Slightly less charitable explanation is that they know raising rates won't work but nothing else will either and they don't want to go down in history as the bankers who didn't raise rates when it was needed.
Least charitable explanation is, they're in on the con. #EndCapitalism
@rbreich I've been saying this seemingly F-O-R-E-V-E-R!!
@rbreich "Today, record corporate profits account for 53.9% of price increases." We've known that, but stupid folk have stopped their ears with foolish garbage.
I'll keep beating the drum and shouting the truth to all who will listen.
@rbreich
Oh yay-glad I found you here

@rbreich I may be completely wrong, but this to my eye, taken at face value, is most strange. In a market with competition, profits decline to the lowest level where the businesses involved can make a reasonable long term profit (the price of bread, say). By contrast, in a monopoly market, prices rise to the highest level the market can bear (the Apple and Google taxes, for example).

A couple of questions however immediately come to mind - which companies? how is profit defined?

@rbreich Can Congress get the Fed to stop raising interest rates to get people fired?
@rbreich The system is broken. Rich getting richer, poor getting power, and that's not good, in so many ways!
@rbreich what do you propose be done about it? It’s a free market, the price is that which the market will bear.

@rbreich But Mr. Reich, that perspective goes completely against the predominant narrative - it's those evil workers seeking higher wages driving all this inflation. Like COLAs in the late '70s and early/mid '80s.

How you get past that is hard because so many workers now have (sometimes puny) 401k accounts invested in the corporations and they hope those investments will tide them over when they retire.

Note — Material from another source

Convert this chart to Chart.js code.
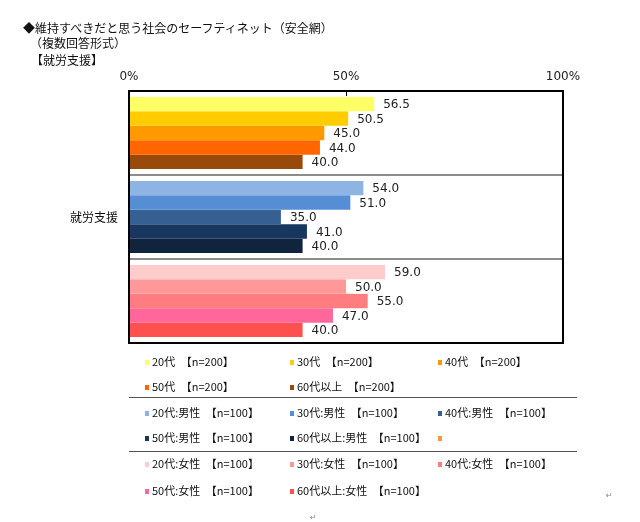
<!DOCTYPE html>
<html><head><meta charset="utf-8">
<script src="https://cdn.jsdelivr.net/npm/chart.js@4"></script>
<style>
body{margin:0;background:#fff;width:640px;height:522px;overflow:hidden;position:relative;font-family:"Noto Sans CJK JP",sans-serif;color:#111}
#c{position:absolute;left:0;top:0}
.t{position:absolute;font-size:12px;white-space:nowrap;line-height:12px}
.lg{position:absolute;font-size:11px;white-space:nowrap;line-height:11px;color:#111}
.sq{position:absolute;width:4px;height:5px}
.sep{position:absolute;left:129px;width:448px;height:0;border-top:1.5px solid #555}
.pm{position:absolute;font-size:8px;color:#888;font-family:"DejaVu Sans",sans-serif}
</style></head><body>
<canvas id="c" width="640" height="522"></canvas>
<div id="overlay"></div>
<script>
const titleLines = ["◆維持すべきだと思う社会のセーフティネット（安全網）", "（複数回答形式）", "【就労支援】"];
const categoryLabels = ["", "就労支援", ""];
const ages = ["20代", "30代", "40代", "50代", "60代以上"];
const groupSuffix = ["", ":男性", ":女性"];
const sampleSizes = [200, 100, 100];
const xTickLabels = ["0%", "50%", "100%"];
// values per age: [全体, 男性, 女性]
const v20 = [56.5, 54.0, 59.0];
const v30 = [50.5, 51.0, 50.0];
const v40 = [45.0, 35.0, 55.0];
const v50 = [44.0, 41.0, 47.0];
const v60 = [40.0, 40.0, 40.0];
const seriesValues = [v20, v30, v40, v50, v60];
// colours per age: [全体, 男性, 女性]
const c20 = ["#FFFF66", "#8EB4E3", "#FFCCCC"];
const c30 = ["#FFCC00", "#558ED5", "#FF9999"];
const c40 = ["#FF9900", "#376092", "#FF7C80"];
const c50 = ["#FF6600", "#17375E", "#FF6699"];
const c60 = ["#994A0A", "#10243E", "#FF5050"];
const seriesColors = [c20, c30, c40, c50, c60];

const ov = document.getElementById('overlay');
function add(cls, html, left, top, style) {
  const d = document.createElement('div');
  d.className = cls; d.innerHTML = html;
  d.style.left = left + 'px'; d.style.top = top + 'px';
  if (style) Object.assign(d.style, style);
  ov.appendChild(d); return d;
}
// title
add('t', titleLines[0], 23, 22);
add('t', titleLines[1], 30, 37);
add('t', titleLines[2], 31, 54);

// legend
const colSq = [145, 290, 438];
const colTx = [152, 297, 445];
const rowY = [[362, 387], [413, 438], [464, 491]];
groupSuffix.forEach((suf, g) => {
  ages.forEach((a, i) => {
    const r = Math.floor(i / 3), col = i % 3;
    const cy = rowY[g][r];
    add('sq', '', colSq[col], cy - 2, {background: seriesColors[i][g]});
    add('lg', a + suf + '　【n=' + sampleSizes[g] + '】', colTx[col], cy - 6);
  });
});
add('sq', '', 438, 436, {background: '#F79646'});
add('sep', '', 0, 397, {left: '129px'});
add('sep', '', 0, 451, {left: '129px'});
add('pm', '↵', 606, 491);
add('pm', '↵', 310, 513);

const framePlugin = {
  id: 'frame',
  afterDatasetsDraw(chart) {
    const {ctx, chartArea: a, scales: {x, y}} = chart;
    ctx.save();
    ctx.strokeStyle = '#8c8c8c'; ctx.lineWidth = 2;
    for (let i = 0; i < categoryLabels.length - 1; i++) {
      const yy = Math.round((y.getPixelForValue(i) + y.getPixelForValue(i + 1)) / 2);
      ctx.beginPath(); ctx.moveTo(a.left, yy); ctx.lineTo(a.right, yy); ctx.stroke();
    }
    ctx.strokeStyle = '#000'; ctx.lineWidth = 1;
    const xm = Math.round(x.getPixelForValue(50)) + 0.5;
    ctx.beginPath(); ctx.moveTo(xm, a.top); ctx.lineTo(xm, a.top + 5); ctx.stroke();
    ctx.lineWidth = 2;
    ctx.strokeRect(a.left, a.top, a.right - a.left, a.bottom - a.top);
    ctx.font = '12px "DejaVu Sans"'; ctx.textBaseline = 'middle'; ctx.textAlign = 'left';
    chart.data.datasets.forEach((ds, di) => {
      chart.getDatasetMeta(di).data.forEach((bar, i) => {
        const txt = ds.data[i].toFixed(1);
        const tx = bar.x + 9;
        const w = ctx.measureText(txt).width;
        ctx.fillStyle = '#fff'; ctx.fillRect(tx - 2, bar.y - 6, w + 4, 13);
        ctx.fillStyle = '#222'; ctx.fillText(txt, tx, bar.y + 1);
      });
    });
    ctx.restore();
  }
};

new Chart(document.getElementById('c'), {
  type: 'bar',
  data: {
    labels: categoryLabels,
    datasets: ages.map((a, i) => ({
      label: a,
      data: seriesValues[i],
      backgroundColor: seriesColors[i],
      borderWidth: 0,
      categoryPercentage: 0.86,
      barPercentage: 1.0
    }))
  },
  options: {
    indexAxis: 'y',
    responsive: false,
    animation: false,
    layout: {padding: {left: 0, top: 0, right: 77, bottom: 179}},
    plugins: {legend: {display: false}, tooltip: {enabled: false}},
    scales: {
      x: {
        position: 'top', min: 0, max: 100,
        ticks: {stepSize: 50, padding: 7, color: '#222', font: {family: 'DejaVu Sans', size: 12},
          callback: (v, i) => xTickLabels[i]},
        grid: {display: false, drawTicks: false},
        border: {display: false},
        afterFit(s) { s.height = 91; }
      },
      y: {
        ticks: {padding: 11, color: '#111', font: {family: 'Noto Sans CJK JP', size: 12}},
        grid: {display: false, drawTicks: false},
        border: {display: false},
        afterFit(s) { s.width = 129; }
      }
    }
  },
  plugins: [framePlugin]
});
</script>
</body></html>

Basically, "monied" labor is now in some ways tied to the fortunes of corporations.

@rbreich What can possibly be done about it? Corpos have realized they can just increase prices exponentially with zero consequences.

I'll never understand how a company can say "we made 20bn last year, great job! How do we make even more this year?"

Dragon sickness will be the downfall of the species.

@rbreich

Does fit with my feelings, but do you have sources/references
for these numbers?

@rbreich
Tax the rich&Corp. publicize corporate greed as price gouging, which is driving up prices.
@rbreich it is obvious to us looking at it. But not to the leaders who are representing the corporate/capital class.